I tried manually altering the SQL Django has output for a sample model with nested ArrayField with the following problematic output:
# SELECT * FROM "ticket_34080_foo" WHERE "ticket_34080_foo"."field_nested" = (ARRAY['{NULL}'])::integer[][] LIMIT 21; ERROR: invalid input syntax for type integer: "{NULL}" LINE 3: WHERE "ticket_34080_foo"."field_nested" = (ARRAY['{NULL}'])... ^
Using array[]
at both levels works:
# SELECT * FROM "ticket_34080_foo" WHERE "ticket_34080_foo"."field_nested" = (ARRAY[ARRAY[NULL]])::integer[][] LIMIT 21; id | field | field_nested ----+-------+-------------- (0 rows)
Using an array literal for both levels works:
# SELECT * FROM "ticket_34080_foo" WHERE "ticket_34080_foo"."field_nested" = ('{{NULL}}')::integer[][] LIMIT 21; id | field | field_nested ----+-------+-------------- (0 rows)

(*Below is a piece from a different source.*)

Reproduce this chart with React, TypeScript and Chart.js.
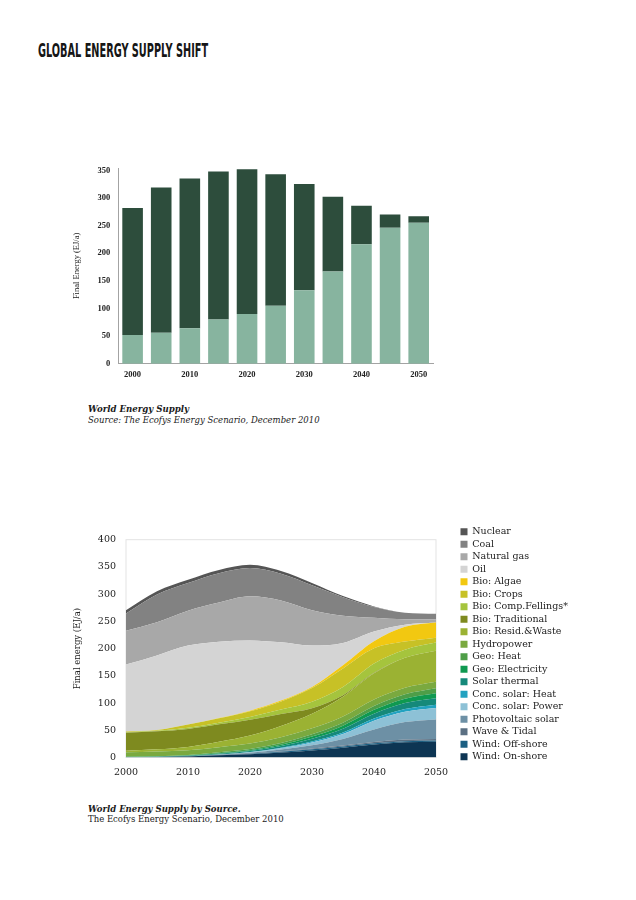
import React, { useEffect, useRef } from "react";
import { Chart, registerables } from "chart.js";

Chart.register(...registerables);

// ---------- Top chart data (World Energy Supply) ----------
const barYears = ["2000", "2005", "2010", "2015", "2020", "2025", "2030", "2035", "2040", "2045", "2050"];
const barXTickLabels = ["2000", "2010", "2020", "2030", "2040", "2050"];
const barYTicks = [0, 50, 100, 150, 200, 250, 300, 350];
const renewableSupply = [52, 56, 64, 80, 90, 105, 133, 167, 216, 246, 255];
const nonRenewableSupply = [230, 263, 271, 268, 262, 238, 192, 135, 70, 24, 12];

// ---------- Bottom chart data (World Energy Supply by Source) ----------
const areaYears = [2000, 2005, 2010, 2015, 2020, 2025, 2030, 2035, 2040, 2045, 2050];
const areaXTicks = [2000, 2010, 2020, 2030, 2040, 2050];
const areaYTicks = [0, 50, 100, 150, 200, 250, 300, 350, 400];

const windOnshore = [0.5, 1, 2, 4, 6, 9, 13, 18, 24, 28, 29];
const windOffshore = [0, 0, 0, 0.5, 1, 1.5, 2, 2, 2, 2, 2];
const waveTidal = [0, 0, 0, 0, 0.5, 1, 1.5, 2, 2.5, 3, 3];
const photovoltaic = [0, 0, 0, 0.5, 1, 3, 6, 12, 23, 32, 36];
const concSolarPower = [0, 0, 0, 0.5, 1, 2.5, 5, 9, 16, 19, 21];
const concSolarHeat = [0, 0, 0, 0, 0.5, 1, 2, 3, 4, 5, 6];
const solarThermal = [0.5, 0.5, 1, 1.5, 2, 3, 5, 7, 9, 11, 12];
const geoElectricity = [0.3, 0.5, 0.5, 1, 1.5, 2.5, 4, 5.5, 7, 8, 9];
const geoHeat = [0.3, 0.5, 1, 1.5, 2, 3, 4, 5.5, 7, 8, 9];
const hydropower = [8, 8.5, 9, 9.5, 10, 10.5, 11, 11.5, 12, 12, 12];
const bioResidWaste = [3, 4, 6, 10, 15, 21, 27, 36, 48, 55, 57];
const bioTraditional = [33, 33, 33, 32, 29, 22, 10, 3, 1, 0, 0];
const bioCompFellings = [1, 1, 2, 3, 5, 8, 12, 15, 17, 15, 15];
const bioCrops = [1, 1.5, 6, 8, 10.5, 15, 25, 34, 28, 15, 9];
const bioAlgae = [0, 0, 0, 0.5, 1, 1.5, 2, 6, 13, 27, 28];
const oil = [123, 137, 145, 140, 129, 107, 76, 41, 18, 4, 0];
const naturalGas = [62, 61, 64, 72, 81, 77, 65, 50, 25, 10, 6];
const coal = [32, 51, 51, 54, 52, 49, 46, 34, 20, 12, 10];
const nuclear = [6, 6, 6, 6, 6, 5, 4, 2, 1, 0, 0];

// stacked bottom -> top
const layers = [
  { label: "Wind: On-shore", data: windOnshore, color: "#0d3553" },
  { label: "Wind: Off-shore", data: windOffshore, color: "#1b5f82" },
  { label: "Wave & Tidal", data: waveTidal, color: "#5b7083" },
  { label: "Photovoltaic solar", data: photovoltaic, color: "#6d90a5" },
  { label: "Conc. solar: Power", data: concSolarPower, color: "#8dc1d6" },
  { label: "Conc. solar: Heat", data: concSolarHeat, color: "#22a2c0" },
  { label: "Solar thermal", data: solarThermal, color: "#15897a" },
  { label: "Geo: Electricity", data: geoElectricity, color: "#0f9950" },
  { label: "Geo: Heat", data: geoHeat, color: "#4e9e48" },
  { label: "Hydropower", data: hydropower, color: "#7aa93f" },
  { label: "Bio: Resid.&Waste", data: bioResidWaste, color: "#9bb233" },
  { label: "Bio: Traditional", data: bioTraditional, color: "#7e8a1f" },
  { label: "Bio: Comp.Fellings*", data: bioCompFellings, color: "#a5c43d" },
  { label: "Bio: Crops", data: bioCrops, color: "#c7c126" },
  { label: "Bio: Algae", data: bioAlgae, color: "#f2c811" },
  { label: "Oil", data: oil, color: "#d4d4d4" },
  { label: "Natural gas", data: naturalGas, color: "#a8a8a8" },
  { label: "Coal", data: coal, color: "#828282" },
  { label: "Nuclear", data: nuclear, color: "#555555" },
];

const SERIF = "'DejaVu Serif', 'Liberation Serif', serif";
const TIMES = "'Liberation Serif', serif";

// bottom chart geometry
const B_LEFT = 40;
const B_TOP = 524;
const B_WIDTH = 560;
const B_HEIGHT = 257;
const PLOT_LEFT = 126; // page x of plot left edge
const PLOT_RIGHT = 437; // page x of plot right edge
const LEGEND_GAP = 21.5;
const LEGEND_FONT = 9.5;
const LEGEND_PAD = 3;
const LEGEND_BOX = 7;
const LEGEND_EXTRA = 9; // extra width Chart.js reserves around the legend column

const framePlugin = {
  id: "frame",
  beforeDatasetsDraw(chart: any) {
    const { ctx, chartArea: a } = chart;
    ctx.save();
    ctx.strokeStyle = "#e3e3e3";
    ctx.lineWidth = 1;
    ctx.strokeRect(a.left, a.top, a.right - a.left, a.bottom - a.top);
    ctx.restore();
  },
};

const legendShiftPlugin = {
  id: "legendShift",
  afterLayout(chart: any) {
    const lg = chart.legend;
    if (!lg) return;
    const dx = chart.chartArea.right + LEGEND_GAP - lg.left;
    lg.left += dx;
    lg.right += dx;
  },
};

function TopChart() {
  const ref = useRef<HTMLCanvasElement>(null);
  useEffect(() => {
    const chart = new Chart(ref.current as HTMLCanvasElement, {
      type: "bar",
      data: {
        labels: barYears,
        datasets: [
          { label: "Renewable", data: renewableSupply, backgroundColor: "#87b49f", barPercentage: 0.72, categoryPercentage: 1 },
          { label: "Non-renewable", data: nonRenewableSupply, backgroundColor: "#2d4d3c", barPercentage: 0.72, categoryPercentage: 1 },
        ],
      },
      options: {
        animation: false,
        responsive: true,
        maintainAspectRatio: false,
        layout: { padding: { top: 12.8, right: 17, left: 0, bottom: 0 } },
        plugins: { legend: { display: false }, tooltip: { enabled: false } },
        scales: {
          x: {
            stacked: true,
            grid: { display: false, drawTicks: false },
            border: { display: true, color: "#a3a3a3" },
            ticks: {
              autoSkip: false,
              maxRotation: 0,
              padding: 6,
              color: "#222",
              font: { family: TIMES, size: 8.5, weight: "bold" },
              callback: (_v: any, i: number) => (barXTickLabels.includes(barYears[i]) ? barYears[i] : ""),
            },
            afterFit: (s: any) => {
              s.height = 26.3;
            },
          },
          y: {
            stacked: true,
            min: 0,
            max: 354,
            grid: { display: false, drawTicks: false },
            border: { display: true, color: "#a3a3a3" },
            afterBuildTicks: (s: any) => {
              s.ticks = barYTicks.map((v) => ({ value: v }));
            },
            ticks: { padding: 8, color: "#222", font: { family: TIMES, size: 8.5, weight: "bold" } },
            afterFit: (s: any) => {
              s.width = 58.3;
            },
            title: {
              display: true,
              text: "Final Energy (EJ/a)",
              color: "#222",
              font: { family: TIMES, size: 8.5 },
              padding: { top: 12, bottom: 0 },
            },
          },
        },
      },
    } as any);
    return () => chart.destroy();
  }, []);
  return (
    <div style={{ position: "absolute", left: 60, top: 155, width: 390, height: 235 }}>
      <canvas ref={ref} />
    </div>
  );
}

function BottomChart() {
  const ref = useRef<HTMLCanvasElement>(null);
  useEffect(() => {
    // measure legend width so the plot's right edge lands where the reference has it
    const mctx = document.createElement("canvas").getContext("2d") as CanvasRenderingContext2D;
    mctx.font = `normal ${LEGEND_FONT}px ${SERIF}`;
    const maxText = Math.max(...layers.map((l) => mctx.measureText(l.label).width));
    const legendWidth = LEGEND_PAD + LEGEND_BOX + LEGEND_FONT / 2 + maxText + LEGEND_EXTRA;
    const rightPad = Math.max(0, B_LEFT + B_WIDTH - PLOT_RIGHT - legendWidth);
    const yAxisWidth = PLOT_LEFT - B_LEFT;

    const chart = new Chart(ref.current as HTMLCanvasElement, {
      type: "line",
      data: {
        datasets: layers.map((l, i) => ({
          label: l.label,
          data: areaYears.map((x, j) => ({ x, y: l.data[j] })),
          backgroundColor: l.color,
          borderColor: l.color,
          borderWidth: 0,
          pointRadius: 0,
          fill: i === 0 ? "origin" : "-1",
          cubicInterpolationMode: "monotone",
          xAxisID: "x",
          yAxisID: "y",
        })),
      },
      options: {
        animation: false,
        responsive: true,
        maintainAspectRatio: false,
        layout: { padding: { left: 0, top: 0, bottom: 0, right: rightPad } },
        plugins: {
          tooltip: { enabled: false },
          legend: {
            position: "right",
            align: "start",
            reverse: true,
            labels: {
              boxWidth: LEGEND_BOX,
              boxHeight: LEGEND_BOX,
              padding: LEGEND_PAD,
              color: "#222",
              font: { family: SERIF, size: LEGEND_FONT, lineHeight: 1.1 },
            },
          },
        },
        scales: {
          x: {
            type: "linear",
            min: 2000,
            max: 2050,
            grid: { display: false, drawTicks: false },
            border: { display: false },
            afterBuildTicks: (s: any) => {
              s.ticks = areaXTicks.map((v) => ({ value: v }));
            },
            ticks: { padding: 9, color: "#222", font: { family: SERIF, size: 9.5 }, callback: (v: any) => String(v) },
            afterFit: (s: any) => {
              s.height = 23.5;
            },
          },
          y: {
            stacked: true,
            min: 0,
            max: 400,
            grid: { display: false, drawTicks: false },
            border: { display: false },
            afterBuildTicks: (s: any) => {
              s.ticks = areaYTicks.map((v) => ({ value: v }));
            },
            ticks: { padding: 10, color: "#222", font: { family: SERIF, size: 9.5 } },
            afterFit: (s: any) => {
              s.width = yAxisWidth;
            },
            title: {
              display: true,
              text: "Final energy (EJ/a)",
              color: "#222",
              font: { family: SERIF, size: 8.5 },
              padding: { top: 2.5 + (70 - B_LEFT), bottom: 0 },
            },
          },
          xTop: {
            type: "linear",
            axis: "x",
            position: "top",
            display: true,
            ticks: { display: false },
            grid: { display: false, drawTicks: false },
            border: { display: false },
            afterFit: (s: any) => {
              s.height = 9;
            },
          },
        },
      },
      plugins: [framePlugin, legendShiftPlugin],
    } as any);
    return () => chart.destroy();
  }, []);
  return (
    <div style={{ position: "absolute", left: B_LEFT, top: B_TOP, width: B_WIDTH, height: B_HEIGHT }}>
      <canvas ref={ref} />
    </div>
  );
}

const textBase: React.CSSProperties = {
  position: "absolute",
  whiteSpace: "nowrap",
  color: "#1a1a1a",
  lineHeight: 1,
  margin: 0,
};

export default function App() {
  return (
    <div>
      <div
        style={{
          ...textBase,
          left: 38,
          top: 40.6,
          fontFamily: "'DejaVu Sans Condensed', 'DejaVu Sans', sans-serif",
          fontWeight: "bold",
          fontSize: 19,
          lineHeight: "19px",
          transform: "scaleX(0.57)",
          transformOrigin: "left top",
          color: "#161616",
        }}
      >
        GLOBAL ENERGY SUPPLY SHIFT
      </div>
      <TopChart />
      <div style={{ ...textBase, left: 88, top: 405, fontFamily: SERIF, fontSize: 8.6, fontWeight: "bold", fontStyle: "italic" }}>
        World Energy Supply
      </div>
      <div style={{ ...textBase, left: 88, top: 416, fontFamily: SERIF, fontSize: 8.5, fontStyle: "italic" }}>
        Source: The Ecofys Energy Scenario, December 2010
      </div>
      <BottomChart />
      <div style={{ ...textBase, left: 88, top: 805.3, fontFamily: SERIF, fontSize: 8.5, fontWeight: "bold", fontStyle: "italic" }}>
        World Energy Supply by Source.
      </div>
      <div style={{ ...textBase, left: 88, top: 814.5, fontFamily: SERIF, fontSize: 8.5 }}>
        The Ecofys Energy Scenario, December 2010
      </div>
    </div>
  );
}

Explicitly casting the literal also work when mixing with a constructor:
# SELECT * FROM "ticket_34080_foo" WHERE "ticket_34080_foo"."field_nested" = (ARRAY['{NULL}'::integer[]])::integer[][] LIMIT 21; id | field | field_nested ----+-------+-------------- (0 rows)

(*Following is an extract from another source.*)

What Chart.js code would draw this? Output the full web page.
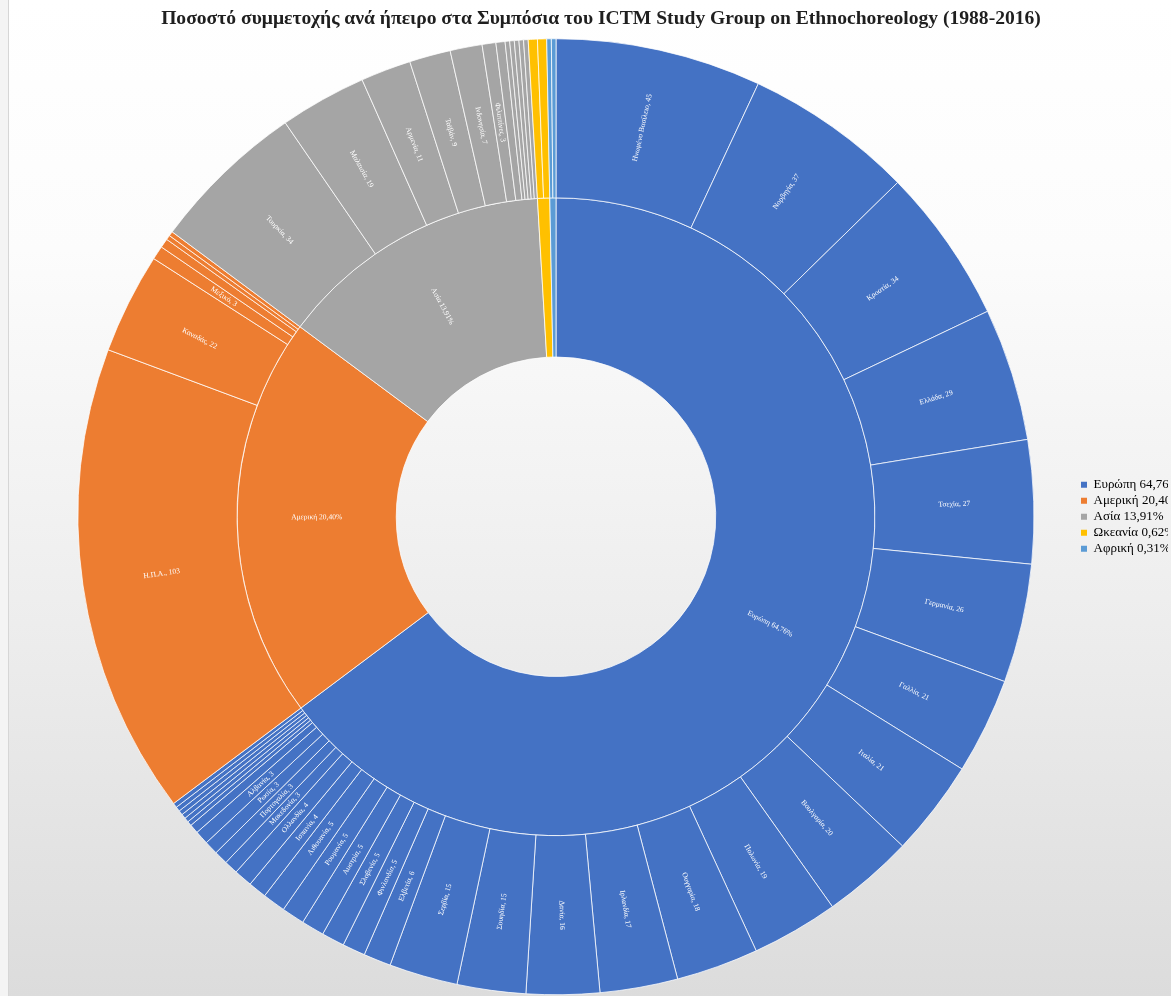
<!DOCTYPE html>
<html lang="el">
<head>
<meta charset="utf-8">
<title>Sunburst</title>
<script src="https://cdn.jsdelivr.net/npm/chart.js@4.4.0/dist/chart.umd.min.js"></script>
<style>
  html, body { margin: 0; padding: 0; width: 1171px; height: 996px; overflow: hidden; background: #f4f4f4; }
  #wrap { position: absolute; left: 8px; top: 0; width: 1184px; height: 996px;
          border-left: 1px solid #d6d6d6;
          background: linear-gradient(180deg, #ffffff 0%, #fcfcfc 25%, #ececec 65%, #dcdcdc 100%); }
  canvas { display: block; }
</style>
</head>
<body>
<div id="wrap"><canvas id="c" width="1184" height="996"></canvas></div>
<script>
// ---- Data ----
const continents = ['Ευρώπη', 'Αμερική', 'Ασία', 'Ωκεανία', 'Αφρική'];
const continentValues = [419, 132, 90, 4, 2];
const continentColors = ['#4472C4', '#ED7D31', '#A5A5A5', '#FFC000', '#5B9BD5'];

const europeCountries = ['Ηνωμένο Βασίλειο', 'Νορβηγία', 'Κροατία', 'Ελλάδα', 'Τσεχία', 'Γερμανία', 'Γαλλία', 'Ιταλία',
  'Βουλγαρία', 'Πολωνία', 'Ουγγαρία', 'Ιρλανδία', 'Δανία', 'Σουηδία', 'Σερβία', 'Ελβετία', 'Φινλανδία', 'Σλοβενία',
  'Αυστρία', 'Ρουμανία', 'Λιθουανία', 'Ισπανία', 'Ολλανδία', 'Μακεδονία', 'Πορτογαλία', 'Ρωσία', 'Αλβανία',
  'Βέλγιο', 'Λετονία', 'Κύπρος', 'Ουκρανία', 'Σλοβακία', 'Βοσνία', 'Μαυροβούνιο'];
const europeValues = [45, 37, 34, 29, 27, 26, 21, 21, 20, 19, 18, 17, 16, 15, 15, 6, 5, 5, 5, 5, 5, 4, 4, 3, 3, 3, 3,
  2, 1, 1, 1, 1, 1, 1];

const americaCountries = ['Η.Π.Α.', 'Καναδάς', 'Μεξικό', 'Βραζιλία', 'Αργεντινή', 'Χιλή'];
const americaValues = [103, 22, 3, 2, 1, 1];

const asiaCountries = ['Τουρκία', 'Μαλαισία', 'Αρμενία', 'Ταϊβάν', 'Ινδονησία', 'Φιλιππίνες', 'Ιαπωνία', 'Κίνα',
  'Ισραήλ', 'Ινδία', 'Ιράν', 'Κορέα'];
const asiaValues = [34, 19, 11, 9, 7, 3, 2, 1, 1, 1, 1, 1];

const oceaniaCountries = ['Αυστραλία', 'Νέα Ζηλανδία'];
const oceaniaValues = [2, 2];

const africaCountries = ['Νότια Αφρική', 'Νιγηρία'];
const africaValues = [1, 1];

const titleText = 'Ποσοστό συμμετοχής ανά ήπειρο στα Συμπόσια του ICTM Study Group on Ethnochoreology (1988-2016)';

// ---- Build ----
const groups = [
  [europeCountries, europeValues],
  [americaCountries, americaValues],
  [asiaCountries, asiaValues],
  [oceaniaCountries, oceaniaValues],
  [africaCountries, africaValues]
];
const countryNames = [], countryValues = [], countryColors = [], countryLabels = [];
groups.forEach(([names, vals], gi) => {
  names.forEach((n, i) => {
    countryNames.push(n);
    countryValues.push(vals[i]);
    countryColors.push(continentColors[gi]);
    countryLabels.push(vals[i] >= 3 ? n + ', ' + vals[i] : '');
  });
});
const total = continentValues.reduce((a, b) => a + b, 0);
const pct = v => (v / total * 100).toFixed(2).replace('.', ',') + '%';
const continentLabels = continents.map((c, i) => continentValues[i] >= 10 ? c + ' ' + pct(continentValues[i]) : '');

const sliceLabelPlugin = {
  id: 'sliceLabels',
  afterDatasetsDraw(chart) {
    const ctx = chart.ctx;
    chart.data.datasets.forEach((ds, di) => {
      const meta = chart.getDatasetMeta(di);
      meta.data.forEach((arc, i) => {
        const text = ds.sliceLabels[i];
        if (!text) return;
        const p = arc.getProps(['x', 'y', 'startAngle', 'endAngle', 'innerRadius', 'outerRadius'], true);
        const a = (p.startAngle + p.endAngle) / 2;
        const r = (p.innerRadius + p.outerRadius) / 2;
        const x = p.x + Math.cos(a) * r;
        const y = p.y + Math.sin(a) * r;
        let rot = a;
        if (Math.cos(a) < -1e-6) rot += Math.PI;
        ctx.save();
        ctx.translate(x, y);
        ctx.rotate(rot);
        ctx.font = '7.5px "Liberation Serif", "DejaVu Serif", serif';
        ctx.fillStyle = '#ffffff';
        ctx.textAlign = 'center';
        ctx.textBaseline = 'middle';
        ctx.fillText(text, 0, 0);
        ctx.restore();
      });
    });
  }
};

new Chart(document.getElementById('c'), {
  type: 'doughnut',
  data: {
    labels: countryNames,
    datasets: [
      {
        label: 'Χώρες',
        data: countryValues,
        backgroundColor: countryColors,
        borderColor: 'rgba(255,255,255,0.75)',
        borderWidth: 1,
        sliceLabels: countryLabels
      },
      {
        label: 'Ήπειροι',
        data: continentValues,
        backgroundColor: continentColors,
        borderColor: 'rgba(255,255,255,0.75)',
        borderWidth: 1,
        sliceLabels: continentLabels
      }
    ]
  },
  options: {
    responsive: false,
    devicePixelRatio: 1,
    animation: false,
    radius: 478,
    cutout: 160,
    layout: { padding: { left: 25, right: 25, top: 0, bottom: 0 } },
    plugins: {
      title: {
        display: true,
        text: titleText,
        color: '#1f1f1f',
        font: { family: '"Liberation Serif", "Times New Roman", serif', size: 19.6, weight: 'bold' },
        padding: { top: 7, bottom: 7 }
      },
      legend: {
        display: true,
        position: 'right',
        align: 'center',
        fullSize: false,
        maxWidth: 90,
        labels: {
          boxWidth: 6,
          boxHeight: 6,
          padding: 3,
          color: '#595959',
          font: { family: '"Liberation Serif", "Times New Roman", serif', size: 13 },
          generateLabels: () => continents.map((c, i) => ({
            text: c + ' ' + pct(continentValues[i]),
            fillStyle: continentColors[i],
            strokeStyle: continentColors[i],
            lineWidth: 0,
            hidden: false,
            index: i
          }))
        }
      },
      tooltip: { enabled: false }
    }
  },
  plugins: [sliceLabelPlugin]
});
</script>
</body>
</html>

comment:10 by , 2 years ago
ok so further looking into this it appears that the array constructor doesn't try to infer types in literals at all even if the literal contains only int; using an array literal within a constructor should always be cast.
# SELECT * FROM "ticket_34080_foo" WHERE "ticket_34080_foo"."field_nested" = (ARRAY['{1}'])::integer[][] LIMIT 21; ERROR: invalid input syntax for type integer: "{1}" LINE 3: WHERE "ticket_34080_foo"."field_nested" = (ARRAY['{1}'])::i... ^
comment:11 by , 2 years ago
ok so…
after trailing through multiple threads here, psycopg2 and the ML I see the issue with ArrayRHSMixin being used in an incompatible way with psycopg2 :)
the stuff I reported above is interesting but can probably be ignored.
I've gone through the submitted PR and have some comments to make :)
comment:12 by , 2 years ago
Patch needs improvement: | set |
---|
comment:13 by , 2 years ago
Patch needs improvement: | unset |
---|---|
Triage Stage: | Accepted → Ready for checkin |
Thanks for the report (see related 84633905273fc916e3d17883810d9969c03f73c2 and #27808). It's an issue in ArrayRHSMixin.